EZRA SHABOT/CONTRACORRIENTE.ORG

El pasado sábado Felipe Calderón dejó de ser presidente de México, culminando el trabajo de un sexenio en donde la complejidad de una institucionalidad democrática inacabada dejó una serie de pendientes que en otras circunstancias hubiesen sido resueltos como parte de las prioridades de su proyecto político. De presidente del empleo, terminó por ser el primer mandatario comprometido en la lucha contra el crimen organizado. La evaluación del éxito o fracaso de la estrategia deberá hacerse en los próximos años, cuando las policías estatales y federal sean capaces de sustituir al Ejército en las tareas de combate a la criminalidad. Los llamados “muertos de Calderón” no son más que una eficaz arma demagógica de aquellos que suponen que por arte de magia se puede combatir a los cárteles sin producir muertes.

De hecho, el alto número de personas fallecidas, mayoritariamente miembros de las bandas criminales, es un indicador claro del poderío económico e incluso social de estos grupos, capaces de cooptar sectores poblacionales dispuestos a jugarse la vida con tal de ser parte de este peligroso negocio. La infiltración del hampa organizada en los aparatos de seguridad del Estado, y la presencia del poder político cubriendo a los capos de la droga demuestran el alto grado de descomposición en la que se encontraba el Estado mexicano cuando Calderón asumió la Presidencia en 2006.

La estabilidad económica, el manejo de la crisis financiera mundial de 2008 y 2009, la ampliación del sistema de salud para millones de mexicanos y la creación de empleos en los últimos dos años de la administración hablan del manejo adecuado de la economía en su conjunto durante el sexenio. Sin embargo, la parte más débil del gobierno de Calderón fue la política. La operación en el Congreso, con los partidos y con los gobernadores, nunca funcionó. Más allá de reconocimientos al trabajo y colaboración entre las partes, la posibilidad de reformas profundas nunca estuvo presente, sino hasta el final del sexenio con la reforma laboral, lo demás fue puramente cosmético.

En la parte de comunicación y medios, la administración calderonista jamás entendió el manejo de la comunicación social como un toma y daca entre las partes, y terminó fascinada con la supuesta cobertura positiva otorgada por los grandes grupos de la televisión mexicana, sin poder jamás diseñar un modelo racional para difundir mensajes y responder certeramente a las críticas. De hecho, los grandes jugadores del negocio de las telecomunicaciones, empecinados en defender sus intereses monopólicos, impusieron una y otra vez su agenda ante la incapacidad patente de un gobierno que no supo cómo hacer valer su inexistente autoridad.

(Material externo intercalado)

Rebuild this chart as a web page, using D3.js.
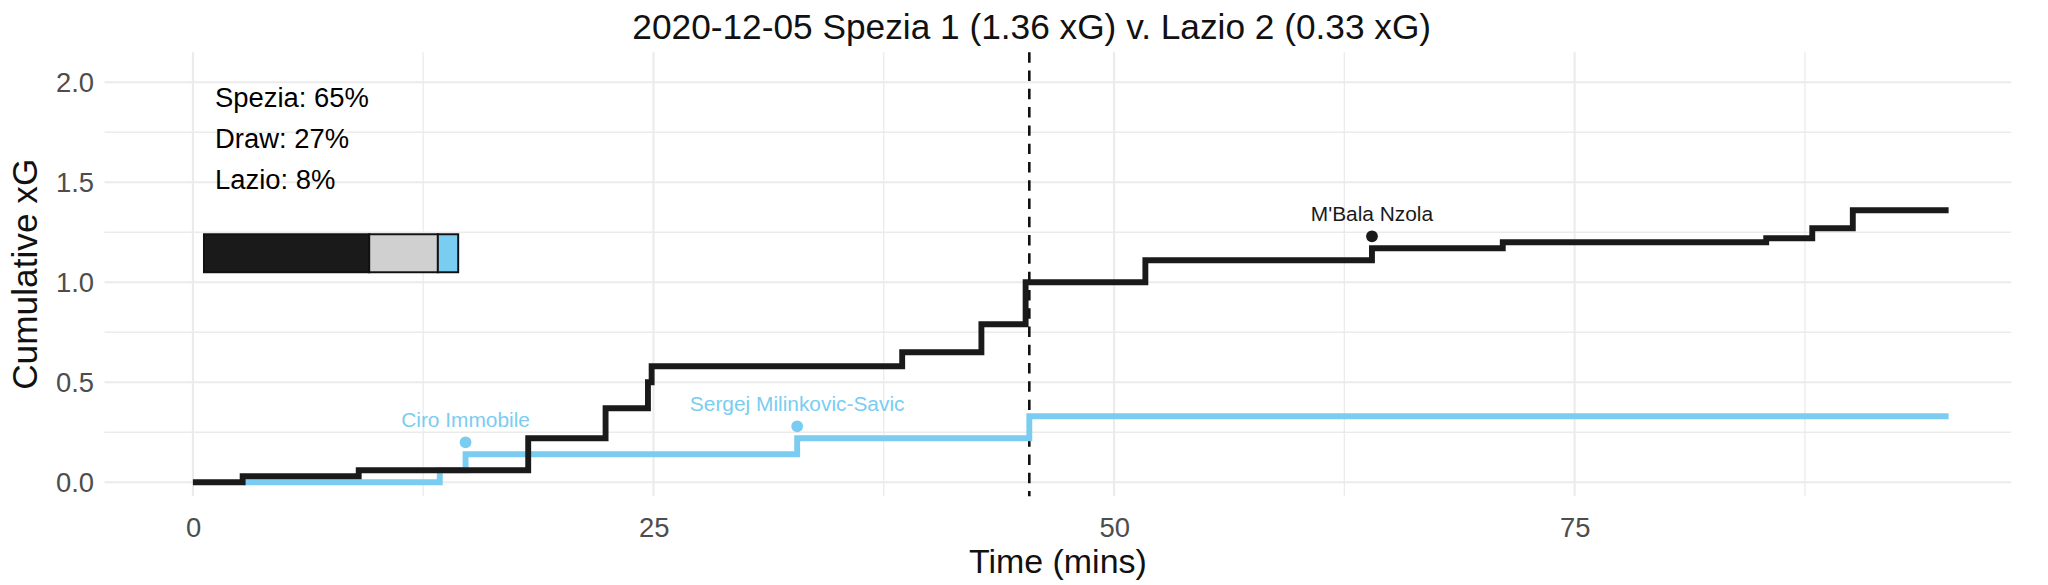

La no intervención del presidente Calderón en la campaña presidencial se debió más a la pérdida de la candidatura panista por parte de su delfín que a una convicción inexplicablemente considerada como democrática de no intervenir mínimamente en favor de la candidata de su partido. El círculo cercano de Calderón se fue achicando a tal grado que su lejanía con muchos de los que lo apoyaron desde la campaña y durante su gobierno fue una muestra clara de su debilidad política y parte de la explicación del fracaso del PAN en la elección del pasado mes de julio.

Culmina un sexenio que comenzó con un fracasado intento golpista por parte de López Obrador, que transcurrió con aciertos en materia económica, de infraestructura, de salud, pero que al no contar con uno o varios operadores políticos efectivos, redujo sensiblemente la capacidad de negociación del gobierno. Gobernar únicamente con leales, cuando éstos son pocos y no precisamente los más capaces, genera limitaciones que se terminan pagando muy caro en el terreno político.

El saldo final es positivo, y ahí están los números de la última encuesta de EL UNIVERSAL para corroborar la evaluación positiva que del presidente saliente hace la población al final de su mandato.